The halcyon days of the Kennedys, Clinton and Joe Biden are gone.
The lack of future emigration after the 1965 Act effectively closed out the Irish, and that has really begun to bite.
It is somewhat ironic that O’Dowd refers to the 1965 immigration act, often associated with Ted Kennedy, as a factor in the decline of Irish America. The act which led to the liberalisation of American immigration is something that we are usually taught to view positively. And if the Irish had a role to play in that, we are usually taught to view it proudly. Indeed the only people who complain about the 1965 immigration act are those generally termed “supremacists” and “racists.”

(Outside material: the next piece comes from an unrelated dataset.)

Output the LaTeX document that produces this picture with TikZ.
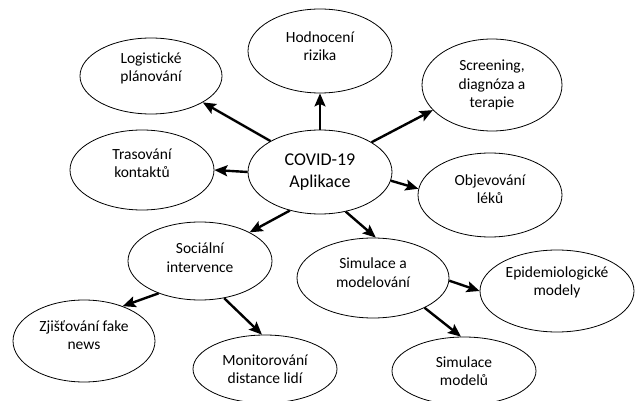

However, that is not the message of this Irish Times article. The message of the article is very cool and pragmatic. It tells us that demographic changes have consequences and that those consequences may not be positive. Indeed they may be detrimental. It also informs us that ethno-cultural ties matter and have huge political implications. Further, it reminds us that these ties extend intergenerationally and that Mother Countries make claims of loyalty and emotion on their diaspora.
The death of Irish America within a few generations is indeed a real concern. But a much greater concern is the death of Ireland itself due to similar forces. We must understand that when we project future population figures of ten or so million people and drool over the market potential of such, we are talking about the destruction of an Irish ethnos and an Irish culture, for no culture and no ethnos and no Mother Country can survive such a seismic displacement.
Want to talk pragmatism? Let’s talk pragmatism. Irish America is a resource upon which we have drawn historically. We have done so on an ethno-cultural basis. There is no other rationale for Irish America other than the belief in Ireland as a Mother Country. And if Niall O’Dowd sees fit to mourn the child of the mother, that being Irish America, then let him mourn the mother of the child on the same basis. That is if he is not too embarrassed to do so.